2- f. Máscara que cubre la boca y la nariz de su portador para protegerlo de la inhalación y evitar la exhalación de posibles agentes patógenos, tóxicos o nocivos. Mascarilla quirúrgica, sanitaria. Diccionario de la Real Academia Española
El 20 de abril de 2022 llegó al fin el fin de la obligatoriedad del uso de mascarillas en interiores.
Dos años después, recuperamos ese triste lujo de poder entrar en un supermercado sin el incómodo filtro de polipropileno.
Porque lo normal no es llevarla.
Una frase se me repite cuando trato de escribir este texto:
Lo hemos pasado mal. Lo hemos pasado muy mal.
Y otros mucho peor que tú, me dice una voz desde mi interior.
En esta serie, pesada de escribir, porque es una nube densa y pegajosa la que contiene todo lo relacionado con la pandemia, me quiero fijar en las palabras. Y sostengo que cuando todo pase, y ojalá esté pasando, lo que la cautela y el temor impide afirmar categóricamente, en el mundo de las palabras sólo nos habrá dejado algunos significantes y algunos significados con cierta vocación de permanencia.
La mayor parte de toda la jerga que aprendimos y usamos pasará, será barrida por el tiempo y el olvido y sólo será desenterrada en conversaciones de rescate de la memoria. Pero algunas palabras, muy pocas, quedarán para siempre tatuadas en el incierto lugar en el que habita el lenguaje. Entre estas últimas, se encuentra, por supuesto, la dichosa mascarilla.
No en vano, la segunda acepción de ‘mascarilla’ en el Diccionario de la Lengua Española (DLE), la que citamos en el comienzo de este texto, fue retocada, si bien es cierto que muy ligeramente, para la actualización 23.4 del DLE en el otoño de 2020, como consecuencia obvia de su relevancia en la pandemia de la covid-19.
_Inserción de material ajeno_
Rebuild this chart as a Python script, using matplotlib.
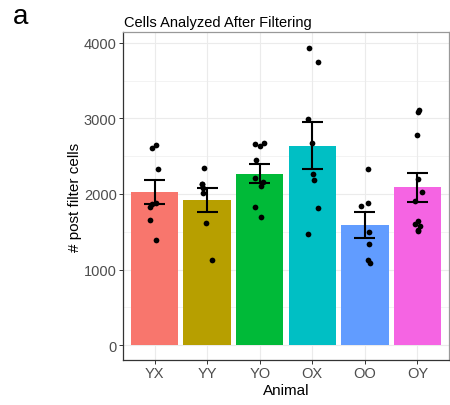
import numpy as np
import matplotlib
matplotlib.use("Agg")
import matplotlib.pyplot as plt

plt.rcParams['font.family'] = ['Liberation Sans', 'DejaVu Sans']

groups = ['YX', 'YY', 'YO', 'OX', 'OO', 'OY']
colors = ['#F8766D', '#B79F00', '#00BA38', '#00BFC4', '#619CFF', '#F564E3']

# post filter cell counts per animal
yx_cells = [2610, 2650, 2324, 1884, 1862, 1827, 1660, 1386]
yy_cells = [2350, 2135, 2130, 2078, 2012, 1620, 1131]
yo_cells = [2658, 2632, 2680, 2447, 2218, 2152, 2112, 1827, 1699]
ox_cells = [3934, 3740, 2997, 2676, 2263, 2188, 1809, 1471]
oo_cells = [2333, 1835, 1880, 1497, 1339, 1122, 1083]
oy_cells = [3107, 3089, 2786, 2201, 2029, 1906, 1646, 1607, 1576, 1518, 1505]
cells = [yx_cells, yy_cells, yo_cells, ox_cells, oo_cells, oy_cells]

# horizontal jitter of the dots (category units)
yx_jit = [-0.057, 0.032, 0.057, 0.032, -0.051, -0.082, -0.082, 0.032]
yy_jit = [-0.057, -0.095, -0.09, -0.082, -0.070, -0.013, 0.095]
yo_jit = [-0.089, 0.0, 0.082, -0.063, -0.082, 0.070, 0.032, -0.089, 0.019]
ox_jit = [-0.070, 0.101, -0.089, -0.006, 0.006, 0.032, 0.101, -0.082]
oo_jit = [0.057, -0.076, 0.063, 0.076, 0.082, 0.063, 0.095]
oy_jit = [0.025, 0.019, -0.006, 0.013, 0.095, -0.044, 0.019, -0.051, 0.057, 0.019, 0.006]
jitter = [yx_jit, yy_jit, yo_jit, ox_jit, oo_jit, oy_jit]

means = [np.mean(c) for c in cells]
sems = [np.std(c, ddof=1) / np.sqrt(len(c)) for c in cells]
x = np.arange(1, len(groups) + 1)

fig = plt.figure(figsize=(4.5, 4.06), dpi=100)
ax = fig.add_axes([123 / 450, 1 - 361 / 406, 326 / 450, 328 / 406])

ax.bar(x, means, width=0.9, color=colors, zorder=2)
ax.vlines(x, np.subtract(means, sems), np.add(means, sems), color='black', lw=1.5, zorder=3)
ax.hlines(np.subtract(means, sems), x - 0.2, x + 0.2, color='black', lw=1.5, zorder=3)
ax.hlines(np.add(means, sems), x - 0.2, x + 0.2, color='black', lw=1.5, zorder=3)
for i in range(len(groups)):
    ax.scatter(x[i] + np.array(jitter[i]), cells[i], s=17, color='black', lw=0, zorder=4)

ax.set_xlim(0.4, 6.6)
ax.set_ylim(-194, 4141)
ax.set_xticks(x)
ax.set_xticklabels(groups)
ax.set_yticks([0, 1000, 2000, 3000, 4000])
ax.set_yticks([500, 1500, 2500, 3500], minor=True)
ax.grid(True, which='major', color='#EBEBEB', lw=0.8, zorder=0)
ax.grid(True, which='minor', axis='y', color='#EBEBEB', lw=0.4, zorder=0)
ax.set_axisbelow(True)
ax.tick_params(axis='both', which='major', length=3, width=0.7, color='#333333',
               labelcolor='#4D4D4D', labelsize=10.5, pad=1.5)
ax.tick_params(axis='both', which='minor', length=0)
for side in ['left', 'bottom']:
    ax.spines[side].set_color('#333333')
    ax.spines[side].set_linewidth(0.9)
for side in ['top', 'right']:
    ax.spines[side].set_color('#999999')
    ax.spines[side].set_linewidth(0.9)

ax.set_xlabel('Animal', fontsize=11, labelpad=2)
ax.set_ylabel('# post filter cells', fontsize=11, labelpad=1)
fig.text(124 / 450, 1 - 26.5 / 406, 'Cells Analyzed After Filtering', fontsize=10.5, va='baseline')
fig.text(13 / 450, 1 - 23.5 / 406, 'a', fontsize=20, va='baseline')

fig.savefig('out.png', dpi=100)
Si, como ya hicimos con ‘pandemia’, tratamos de hacer el ejercicio de recordar la vida anterior de la palabra, una primera conclusión me haría decir que mascarilla no era una palabra que utilizáramos en exceso antes de todo esto.
Fuera de quirófanos y otros ámbitos profesionales de uso cotidiano, un servidor relaciona la vida pasada del término con misteriosos e invisibles ungüentos que algunas mujeres afirman de vez en cuando haberse aplicado en sus cabellos con propósitos indefinidos, sin que la ignorante contraparte sepa nunca a ciencia cierta a qué demonios se deben estar refiriendo pues por ningún lado se ve rastro alguno de su presencia enmascarada.
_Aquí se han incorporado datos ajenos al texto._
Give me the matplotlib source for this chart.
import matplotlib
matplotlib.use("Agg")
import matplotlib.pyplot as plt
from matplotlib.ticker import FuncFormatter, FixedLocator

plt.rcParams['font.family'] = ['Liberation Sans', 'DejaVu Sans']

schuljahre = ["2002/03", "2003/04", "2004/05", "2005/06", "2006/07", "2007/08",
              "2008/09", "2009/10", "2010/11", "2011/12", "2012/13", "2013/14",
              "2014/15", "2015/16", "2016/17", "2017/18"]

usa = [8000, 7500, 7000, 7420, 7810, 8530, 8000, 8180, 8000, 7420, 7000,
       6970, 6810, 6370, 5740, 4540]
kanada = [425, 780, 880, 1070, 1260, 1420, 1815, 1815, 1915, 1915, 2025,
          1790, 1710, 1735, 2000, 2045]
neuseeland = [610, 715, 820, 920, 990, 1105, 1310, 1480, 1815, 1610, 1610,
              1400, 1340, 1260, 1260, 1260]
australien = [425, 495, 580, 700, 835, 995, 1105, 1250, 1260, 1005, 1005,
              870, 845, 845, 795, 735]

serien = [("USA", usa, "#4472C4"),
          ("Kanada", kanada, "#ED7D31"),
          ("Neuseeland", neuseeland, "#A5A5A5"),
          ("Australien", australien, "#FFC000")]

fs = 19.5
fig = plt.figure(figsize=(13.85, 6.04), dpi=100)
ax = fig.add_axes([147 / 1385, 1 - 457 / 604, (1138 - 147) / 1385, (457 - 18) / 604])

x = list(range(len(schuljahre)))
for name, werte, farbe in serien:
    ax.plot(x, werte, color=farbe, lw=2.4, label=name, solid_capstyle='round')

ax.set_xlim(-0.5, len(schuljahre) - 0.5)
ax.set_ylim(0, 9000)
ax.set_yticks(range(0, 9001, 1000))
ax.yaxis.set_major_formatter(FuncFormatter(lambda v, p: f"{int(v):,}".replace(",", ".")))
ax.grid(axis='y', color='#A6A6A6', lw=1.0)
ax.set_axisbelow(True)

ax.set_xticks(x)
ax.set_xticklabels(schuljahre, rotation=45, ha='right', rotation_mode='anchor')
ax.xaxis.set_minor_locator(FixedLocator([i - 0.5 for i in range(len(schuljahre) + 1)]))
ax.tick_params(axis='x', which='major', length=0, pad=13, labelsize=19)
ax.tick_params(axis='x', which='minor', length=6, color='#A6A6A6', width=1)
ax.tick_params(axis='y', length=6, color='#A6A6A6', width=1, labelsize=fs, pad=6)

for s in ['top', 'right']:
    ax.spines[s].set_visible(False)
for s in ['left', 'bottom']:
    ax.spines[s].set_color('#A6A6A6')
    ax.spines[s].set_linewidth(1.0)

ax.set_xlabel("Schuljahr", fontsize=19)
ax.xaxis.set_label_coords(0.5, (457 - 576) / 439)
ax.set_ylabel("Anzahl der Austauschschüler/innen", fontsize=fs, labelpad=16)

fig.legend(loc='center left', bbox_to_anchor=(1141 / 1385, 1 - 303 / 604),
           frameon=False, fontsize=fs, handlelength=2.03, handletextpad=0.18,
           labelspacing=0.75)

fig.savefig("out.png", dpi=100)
Ojalá ahí siguiera la palabra. Pero no. Esto quedó en un lejano y añorado plano en comparación con los tonos celestes y la apariencia esmirriada de las mascarillas que hemos portado con obediencia religiosa durante todo este período de nuestras vidas. Amor-odio hacia ellas, que nos protegían -y protegían a nuestros seres queridos- y nos acojonaban, nos hacían más mudos, más sordos, más miedosos. Más débiles.
Me alegra recordar que nunca supe si las mascarillas higiénicas o quirúrgicas eran la misma cosa. Recuerdo fotografías tan absurdas como dolorosas pobladas por personas paseando con ellas a la orilla del mar, en mitad del campo, en una calle solitaria. Demasiado que decir. Hace falta y hará falta aún mucho papel para la catarsis de la mascarilla. Lo hemos pasado mal. El desenganche costará y a las calles me remito. Lo hemos pasado mal y nos hemos quedado medio tarumbas. No se irán tan fácil. Ni el miedo, ni la ansiedad, ni las mascarillas.
En la escuela de mi hija, que es pequeña, con motivo del entierro de la sardina en los pasados carnavales, realizaron una pequeña ceremonia en la que quemar aquello que simbolizara el pasado, lo pesado, lo que debía de morir para poder renacer con más fuerza, una primavera más. Claro que quemaron una mascarilla.